Der Filmer und sein Protagonist

Franz Kälin junior drehte mit und über Christian «Jimmy» Lienert den Film «Der Förster und St. Benedikt»

Warum ein Film über Jimmy? Diese Frage kann Franz Kälin nicht abschliessend beantworten. Sein Protagonist erwies sich aber als Glückstreffer, denn Jimmy stellte sich als wunderbarer Erzähler heraus. Ab Freitag kann man in der Cineboxx diesen Erzählungen zuhören und zusehen.

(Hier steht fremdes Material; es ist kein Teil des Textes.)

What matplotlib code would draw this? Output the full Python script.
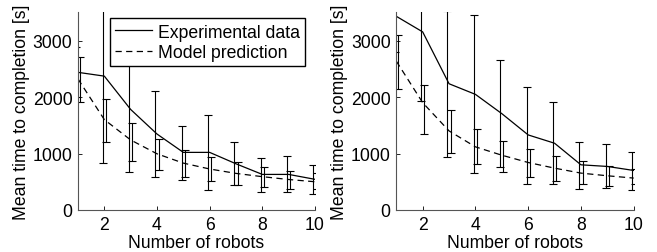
import matplotlib
matplotlib.use("Agg")
import matplotlib.pyplot as plt
import numpy as np

plt.rcParams['font.family'] = ['Liberation Sans', 'DejaVu Sans']

robots = [1, 2, 3, 4, 5, 6, 7, 8, 9, 10]

# Left panel
left_exp_mean = [2437, 2370, 1780, 1345, 1020, 1020, 818, 630, 630, 543]
left_exp_lo = [2000, 826, 667, 590, 537, 354, 442, 324, 313, 289]
left_exp_hi = [2880, 3914, 2909, 2112, 1492, 1687, 1198, 920, 950, 791]
left_mod_mean = [2320, 1600, 1240, 995, 830, 726, 648, 590, 540, 500]
left_mod_lo = [1906, 1198, 862, 713, 576, 512, 442, 401, 366, 366]
left_mod_hi = [2713, 1965, 1535, 1257, 1065, 941, 844, 767, 690, 655]

# Right panel
right_exp_mean = [3429, 3153, 2235, 2047, 1706, 1329, 1182, 800, 771, 700]
right_exp_lo = [2800, 1928, 947, 653, 753, 464, 453, 370, 383, 358]
right_exp_hi = [4060, 4380, 3520, 3447, 2659, 2182, 1910, 1212, 1164, 1035]
right_mod_mean = [2635, 1900, 1400, 1118, 970, 841, 741, 653, 606, 565]
right_mod_lo = [2150, 1340, 1005, 806, 665, 582, 517, 459, 418, 459]
right_mod_hi = [3100, 2205, 1769, 1441, 1229, 1076, 958, 859, 781, 723]

xticks = [2, 4, 6, 8, 10]
yticks = [0, 1000, 2000, 3000]
xlabel = "Number of robots"
ylabel = "Mean time to completion [s]"
legend_labels = ["Experimental data", "Model prediction"]

fig = plt.figure(figsize=(6.57, 2.53), dpi=100)
ax1 = fig.add_axes([78/657, 42/253, 237/657, 197.7/253])
ax2 = fig.add_axes([396.3/657, 42/253, 237.4/657, 197.7/253])

FS = 12.7
dash = (0, (5, 3.5))
off = 0.06

def draw(ax, em, elo, ehi, mm, mlo, mhi, legend=False):
    x = np.array(robots, dtype=float)
    em = np.array(em); mm = np.array(mm)
    e_err = [em - np.array(elo), np.array(ehi) - em]
    m_err = [mm - np.array(mlo), np.array(mhi) - mm]
    ax.plot(x, em, color='black', lw=0.9, label=legend_labels[0])
    ax.plot(x, mm, color='black', lw=0.9, linestyle=dash, label=legend_labels[1])
    ax.errorbar(x - off, em, yerr=e_err, fmt='none', ecolor='black',
                elinewidth=0.8, capsize=3, capthick=0.8)
    ax.errorbar(x + off, mm, yerr=m_err, fmt='none', ecolor='black',
                elinewidth=0.8, capsize=3, capthick=0.8)
    ax.set_xlim(1, 10)
    ax.set_ylim(0, 3500)
    ax.set_xticks(xticks)
    ax.set_yticks(yticks)
    ax.tick_params(direction='in', length=3, width=0.6, labelsize=FS, pad=4)
    for s in ['top', 'right']:
        ax.spines[s].set_visible(False)
    for s in ['left', 'bottom']:
        ax.spines[s].set_linewidth(0.8)
        ax.spines[s].set_color('#555555')
    ax.set_xlabel(xlabel, fontsize=FS, labelpad=1)
    ax.set_ylabel(ylabel, fontsize=FS, labelpad=2)
    if legend:
        leg = ax.legend(loc='upper right', bbox_to_anchor=(0.958, 0.97),
                        fontsize=FS, frameon=True, fancybox=False, framealpha=1.0,
                        edgecolor='black', handlelength=2.1, handletextpad=0.3,
                        borderpad=0.3, labelspacing=0.2, borderaxespad=0.0)
        leg.get_frame().set_linewidth(1.0)
        leg.set_zorder(10)

draw(ax1, left_exp_mean, left_exp_lo, left_exp_hi,
     left_mod_mean, left_mod_lo, left_mod_hi, legend=True)
draw(ax2, right_exp_mean, right_exp_lo, right_exp_hi,
     right_mod_mean, right_mod_lo, right_mod_hi)

fig.savefig("out.png", dpi=100)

Schon seit vier Jahren begleitet Franz Kälin die Idee eines Films über Jimmy Lienert: «Ich überlege oft, was es in Einsiedeln Interessantes für einen Film gäbe. Meistens springen mich die Ideen irgendwie an. So auch bei Jimmy. Eines Tages im 2019 lief ich bei Schneefall am Atelier von Jimmy vorbei, es hatte noch Licht und da war für mich klar: Jimmy und seine Kunst wären ein perfektes Thema! Also ging ich gleich rein und erzählte ihm von meiner Idee. Aber er war gar nicht begeistert …» Daran erinnert sich auch Jimmy: «Hör uuf! Meinte ich zu Franz und sagte ihm ab, denn ich stehe nicht so gerne im Mittelpunkt. Aber er liess nicht locker und hakte ein paar Mal nach …»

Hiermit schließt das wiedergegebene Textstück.